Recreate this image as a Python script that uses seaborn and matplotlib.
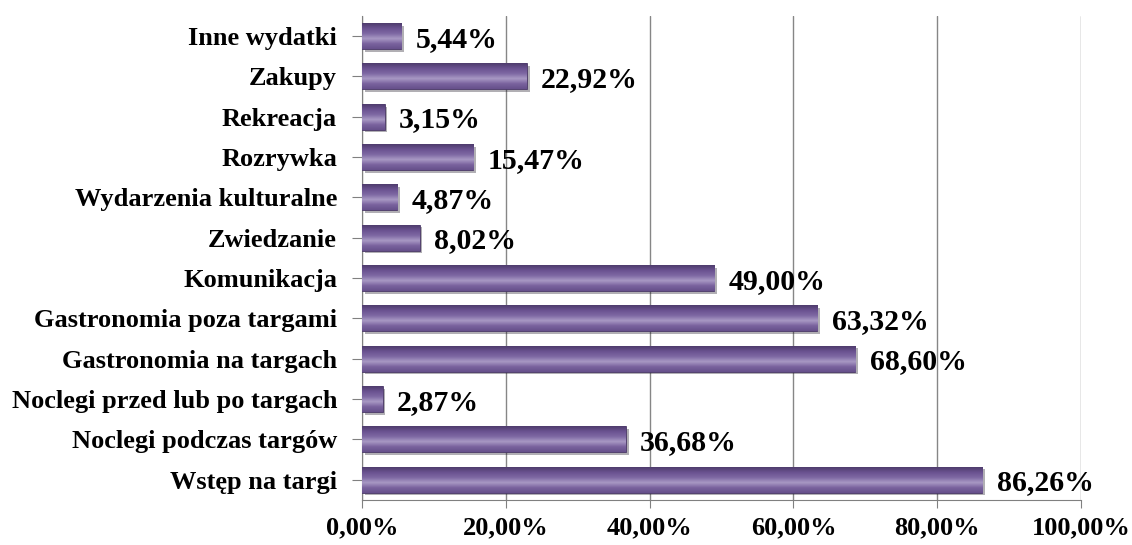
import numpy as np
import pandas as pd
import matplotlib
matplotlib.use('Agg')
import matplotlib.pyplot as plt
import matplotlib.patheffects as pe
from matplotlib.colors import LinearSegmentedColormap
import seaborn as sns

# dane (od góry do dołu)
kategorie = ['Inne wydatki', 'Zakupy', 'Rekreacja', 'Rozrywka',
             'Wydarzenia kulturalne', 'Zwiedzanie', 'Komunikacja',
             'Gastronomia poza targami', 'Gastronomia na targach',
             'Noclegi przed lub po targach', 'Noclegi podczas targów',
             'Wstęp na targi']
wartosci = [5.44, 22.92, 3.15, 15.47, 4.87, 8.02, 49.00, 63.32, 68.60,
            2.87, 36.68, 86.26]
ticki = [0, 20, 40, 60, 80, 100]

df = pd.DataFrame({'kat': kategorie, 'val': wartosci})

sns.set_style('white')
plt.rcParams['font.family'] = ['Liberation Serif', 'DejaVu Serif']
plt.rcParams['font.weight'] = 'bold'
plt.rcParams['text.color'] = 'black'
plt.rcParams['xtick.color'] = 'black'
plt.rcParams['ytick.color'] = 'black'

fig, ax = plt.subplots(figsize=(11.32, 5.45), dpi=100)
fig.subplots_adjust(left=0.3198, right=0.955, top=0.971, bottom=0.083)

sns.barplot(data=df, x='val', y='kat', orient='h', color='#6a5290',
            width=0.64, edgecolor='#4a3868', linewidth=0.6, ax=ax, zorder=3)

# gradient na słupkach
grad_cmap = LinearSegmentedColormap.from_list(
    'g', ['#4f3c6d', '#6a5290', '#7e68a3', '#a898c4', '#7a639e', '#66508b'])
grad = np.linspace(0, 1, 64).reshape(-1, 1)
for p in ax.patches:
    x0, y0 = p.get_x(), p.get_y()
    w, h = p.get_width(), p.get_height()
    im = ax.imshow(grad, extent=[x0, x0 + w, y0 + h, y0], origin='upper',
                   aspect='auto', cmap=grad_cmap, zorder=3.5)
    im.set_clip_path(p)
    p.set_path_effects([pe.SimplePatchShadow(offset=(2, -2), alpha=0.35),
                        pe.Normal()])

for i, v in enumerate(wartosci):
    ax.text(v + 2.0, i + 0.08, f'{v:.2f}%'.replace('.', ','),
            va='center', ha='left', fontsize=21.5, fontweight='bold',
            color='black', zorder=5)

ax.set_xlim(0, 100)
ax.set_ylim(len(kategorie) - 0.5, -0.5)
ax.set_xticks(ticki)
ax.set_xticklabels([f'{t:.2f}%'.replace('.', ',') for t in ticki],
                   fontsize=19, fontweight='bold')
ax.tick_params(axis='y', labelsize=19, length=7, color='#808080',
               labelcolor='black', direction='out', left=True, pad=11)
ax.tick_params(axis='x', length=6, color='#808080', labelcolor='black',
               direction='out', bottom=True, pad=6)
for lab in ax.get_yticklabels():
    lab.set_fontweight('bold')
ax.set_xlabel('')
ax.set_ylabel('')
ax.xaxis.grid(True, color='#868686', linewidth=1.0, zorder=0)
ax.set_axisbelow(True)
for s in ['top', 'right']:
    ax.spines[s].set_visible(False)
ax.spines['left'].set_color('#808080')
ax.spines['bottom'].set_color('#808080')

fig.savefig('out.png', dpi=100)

━━━━━━

[EXERCISE DIRECTIONS] Restate each line from the start of the listing through the line bearing "ticki = [0, 20, 40, 60, 80, 100]" word for word. Drop the pictures.

[ANSWER TO THIS EXERCISE]
Recreate this image as a Python script that uses seaborn and matplotlib.
import numpy as np
import pandas as pd
import matplotlib
matplotlib.use('Agg')
import matplotlib.pyplot as plt
import matplotlib.patheffects as pe
from matplotlib.colors import LinearSegmentedColormap
import seaborn as sns

# dane (od góry do dołu)
kategorie = ['Inne wydatki', 'Zakupy', 'Rekreacja', 'Rozrywka',
             'Wydarzenia kulturalne', 'Zwiedzanie', 'Komunikacja',
             'Gastronomia poza targami', 'Gastronomia na targach',
             'Noclegi przed lub po targach', 'Noclegi podczas targów',
             'Wstęp na targi']
wartosci = [5.44, 22.92, 3.15, 15.47, 4.87, 8.02, 49.00, 63.32, 68.60,
            2.87, 36.68, 86.26]
ticki = [0, 20, 40, 60, 80, 100]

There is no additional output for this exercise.